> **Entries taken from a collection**
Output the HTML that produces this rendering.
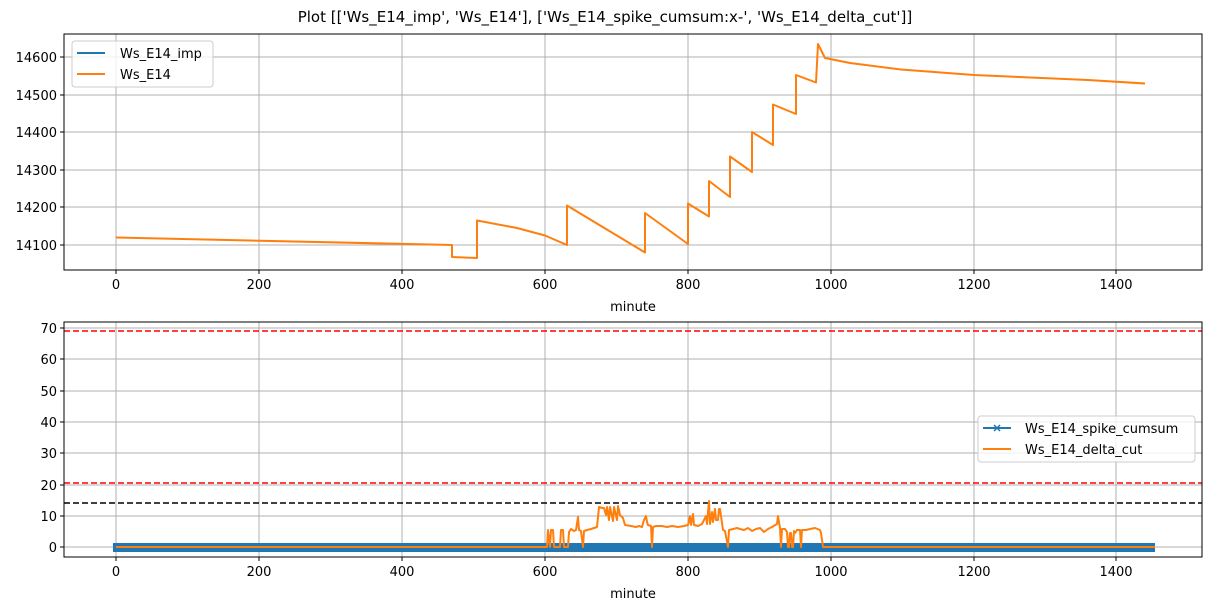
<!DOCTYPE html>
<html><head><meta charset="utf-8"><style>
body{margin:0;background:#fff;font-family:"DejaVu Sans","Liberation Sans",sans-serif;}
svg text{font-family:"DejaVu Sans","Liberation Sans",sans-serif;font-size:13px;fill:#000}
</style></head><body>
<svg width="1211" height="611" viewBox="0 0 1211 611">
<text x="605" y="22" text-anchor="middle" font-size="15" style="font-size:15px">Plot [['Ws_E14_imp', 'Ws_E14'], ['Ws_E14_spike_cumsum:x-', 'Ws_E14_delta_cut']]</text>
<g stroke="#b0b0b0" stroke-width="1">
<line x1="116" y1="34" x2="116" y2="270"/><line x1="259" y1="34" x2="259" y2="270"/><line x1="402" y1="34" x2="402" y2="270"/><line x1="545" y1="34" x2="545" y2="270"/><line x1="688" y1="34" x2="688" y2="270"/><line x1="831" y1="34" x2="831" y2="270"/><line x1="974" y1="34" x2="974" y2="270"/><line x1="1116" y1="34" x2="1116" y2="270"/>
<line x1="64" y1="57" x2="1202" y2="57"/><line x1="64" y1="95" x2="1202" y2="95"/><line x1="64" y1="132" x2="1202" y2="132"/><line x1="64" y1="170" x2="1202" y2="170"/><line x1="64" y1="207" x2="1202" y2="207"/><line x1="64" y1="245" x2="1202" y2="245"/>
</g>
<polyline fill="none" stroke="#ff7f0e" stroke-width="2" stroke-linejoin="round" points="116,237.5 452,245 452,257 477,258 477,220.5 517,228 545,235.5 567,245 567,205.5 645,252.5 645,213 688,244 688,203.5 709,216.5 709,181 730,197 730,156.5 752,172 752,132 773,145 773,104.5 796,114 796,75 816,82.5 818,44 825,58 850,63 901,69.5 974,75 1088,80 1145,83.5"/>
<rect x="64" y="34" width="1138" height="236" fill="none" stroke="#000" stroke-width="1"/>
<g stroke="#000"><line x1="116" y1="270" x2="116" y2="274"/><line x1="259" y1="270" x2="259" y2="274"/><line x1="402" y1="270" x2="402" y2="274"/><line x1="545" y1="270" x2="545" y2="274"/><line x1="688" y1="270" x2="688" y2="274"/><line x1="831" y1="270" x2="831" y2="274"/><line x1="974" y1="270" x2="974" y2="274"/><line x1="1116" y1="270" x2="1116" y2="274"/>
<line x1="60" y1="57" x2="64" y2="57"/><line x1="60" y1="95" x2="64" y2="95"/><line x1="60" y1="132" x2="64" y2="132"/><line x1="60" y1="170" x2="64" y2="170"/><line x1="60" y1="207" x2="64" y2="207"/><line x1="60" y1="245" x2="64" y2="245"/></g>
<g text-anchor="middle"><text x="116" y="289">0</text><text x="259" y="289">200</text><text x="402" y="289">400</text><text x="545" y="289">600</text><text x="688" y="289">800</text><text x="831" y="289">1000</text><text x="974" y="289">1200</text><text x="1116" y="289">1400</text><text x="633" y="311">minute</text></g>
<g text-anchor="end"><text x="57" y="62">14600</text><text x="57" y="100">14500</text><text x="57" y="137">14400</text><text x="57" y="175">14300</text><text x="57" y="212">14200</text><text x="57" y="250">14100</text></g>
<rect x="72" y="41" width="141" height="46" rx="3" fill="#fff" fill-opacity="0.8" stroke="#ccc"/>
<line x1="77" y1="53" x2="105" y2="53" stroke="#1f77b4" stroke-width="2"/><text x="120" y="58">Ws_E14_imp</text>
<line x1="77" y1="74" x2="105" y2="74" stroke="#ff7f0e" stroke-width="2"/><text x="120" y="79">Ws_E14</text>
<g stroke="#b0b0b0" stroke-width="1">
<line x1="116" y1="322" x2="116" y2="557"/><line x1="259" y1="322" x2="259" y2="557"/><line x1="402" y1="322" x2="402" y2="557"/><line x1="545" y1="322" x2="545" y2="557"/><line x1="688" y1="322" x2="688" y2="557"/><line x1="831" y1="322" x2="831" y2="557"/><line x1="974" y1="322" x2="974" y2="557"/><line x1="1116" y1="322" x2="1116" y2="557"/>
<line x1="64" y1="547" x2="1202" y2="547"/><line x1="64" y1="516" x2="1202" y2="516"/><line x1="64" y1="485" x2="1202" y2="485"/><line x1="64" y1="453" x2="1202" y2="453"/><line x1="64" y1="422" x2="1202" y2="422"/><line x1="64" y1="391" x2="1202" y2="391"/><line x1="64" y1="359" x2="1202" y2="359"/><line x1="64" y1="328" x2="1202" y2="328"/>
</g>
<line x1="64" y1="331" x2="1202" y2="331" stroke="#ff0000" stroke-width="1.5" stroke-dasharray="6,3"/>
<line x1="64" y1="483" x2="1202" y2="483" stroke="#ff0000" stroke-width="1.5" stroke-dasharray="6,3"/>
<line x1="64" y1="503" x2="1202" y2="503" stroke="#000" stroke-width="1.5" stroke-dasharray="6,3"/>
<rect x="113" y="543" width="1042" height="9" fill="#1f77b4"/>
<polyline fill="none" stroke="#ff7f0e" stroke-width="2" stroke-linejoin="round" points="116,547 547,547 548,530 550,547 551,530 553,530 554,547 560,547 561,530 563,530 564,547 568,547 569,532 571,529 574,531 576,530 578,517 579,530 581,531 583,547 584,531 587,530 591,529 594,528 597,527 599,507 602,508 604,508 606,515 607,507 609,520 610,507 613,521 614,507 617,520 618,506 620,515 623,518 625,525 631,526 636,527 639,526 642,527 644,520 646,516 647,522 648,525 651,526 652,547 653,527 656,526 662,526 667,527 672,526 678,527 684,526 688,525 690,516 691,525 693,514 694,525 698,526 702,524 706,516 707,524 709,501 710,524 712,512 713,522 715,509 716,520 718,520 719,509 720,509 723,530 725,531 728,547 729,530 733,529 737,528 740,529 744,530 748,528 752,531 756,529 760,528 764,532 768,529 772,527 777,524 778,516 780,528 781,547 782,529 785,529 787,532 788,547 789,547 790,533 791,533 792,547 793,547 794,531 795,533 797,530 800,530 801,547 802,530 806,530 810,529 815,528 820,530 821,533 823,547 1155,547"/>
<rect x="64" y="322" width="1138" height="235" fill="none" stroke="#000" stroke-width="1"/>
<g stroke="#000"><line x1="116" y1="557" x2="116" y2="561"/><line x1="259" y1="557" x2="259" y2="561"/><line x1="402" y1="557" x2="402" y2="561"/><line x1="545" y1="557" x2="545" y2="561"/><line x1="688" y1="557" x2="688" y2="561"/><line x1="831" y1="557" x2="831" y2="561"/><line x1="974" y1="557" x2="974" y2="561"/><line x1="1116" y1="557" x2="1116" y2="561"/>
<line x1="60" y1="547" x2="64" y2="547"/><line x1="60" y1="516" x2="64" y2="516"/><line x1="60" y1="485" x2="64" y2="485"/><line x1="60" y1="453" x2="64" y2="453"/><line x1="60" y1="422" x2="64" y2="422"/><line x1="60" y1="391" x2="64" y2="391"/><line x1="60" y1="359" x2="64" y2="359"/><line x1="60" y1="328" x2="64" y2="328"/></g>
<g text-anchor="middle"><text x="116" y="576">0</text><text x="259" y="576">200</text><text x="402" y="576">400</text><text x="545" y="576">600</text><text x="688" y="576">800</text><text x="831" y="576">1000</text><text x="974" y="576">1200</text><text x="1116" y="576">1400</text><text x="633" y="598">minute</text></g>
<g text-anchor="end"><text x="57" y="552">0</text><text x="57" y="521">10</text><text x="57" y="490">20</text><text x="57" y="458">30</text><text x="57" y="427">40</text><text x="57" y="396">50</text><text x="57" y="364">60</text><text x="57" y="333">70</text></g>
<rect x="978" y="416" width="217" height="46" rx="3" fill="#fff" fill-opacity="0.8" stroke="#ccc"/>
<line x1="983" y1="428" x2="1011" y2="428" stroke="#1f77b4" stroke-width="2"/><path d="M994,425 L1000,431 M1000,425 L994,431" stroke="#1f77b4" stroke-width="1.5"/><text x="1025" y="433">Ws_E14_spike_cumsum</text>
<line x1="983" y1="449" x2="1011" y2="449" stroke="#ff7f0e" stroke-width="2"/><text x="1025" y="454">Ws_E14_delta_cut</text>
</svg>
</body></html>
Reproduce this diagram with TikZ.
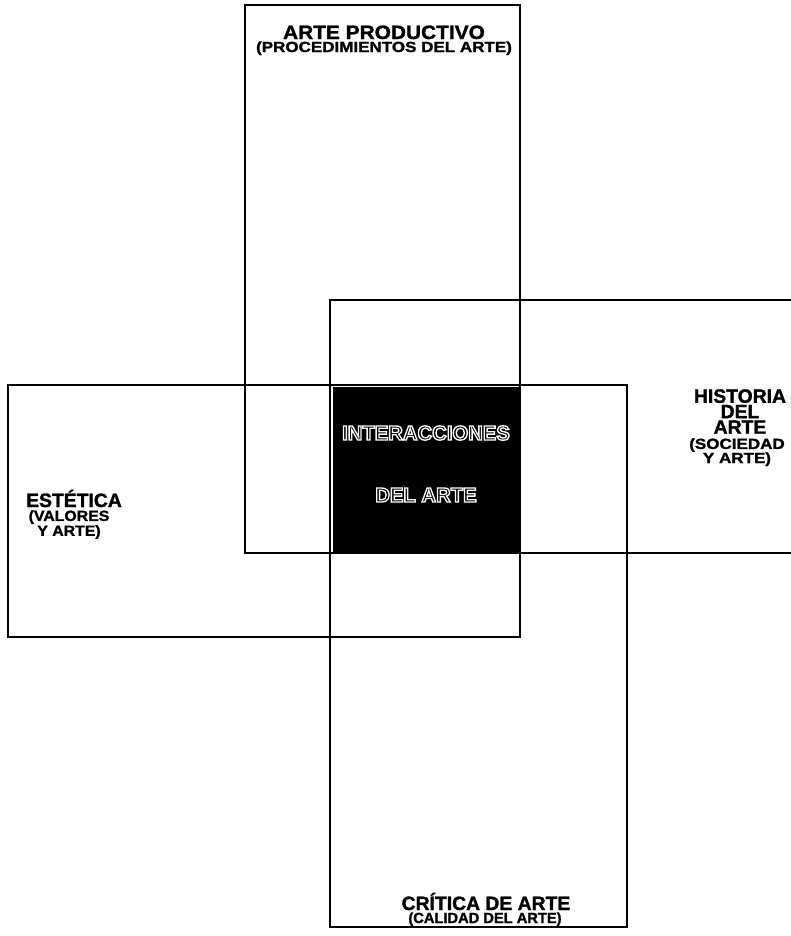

> **WHAT YOU NEED TO DO**
List each line of the entries that holds the string "this".

> **ANSWER TO THE EXERCISE**
Output the HTML that produces this rendering.
Reproduce this diagram with TikZ.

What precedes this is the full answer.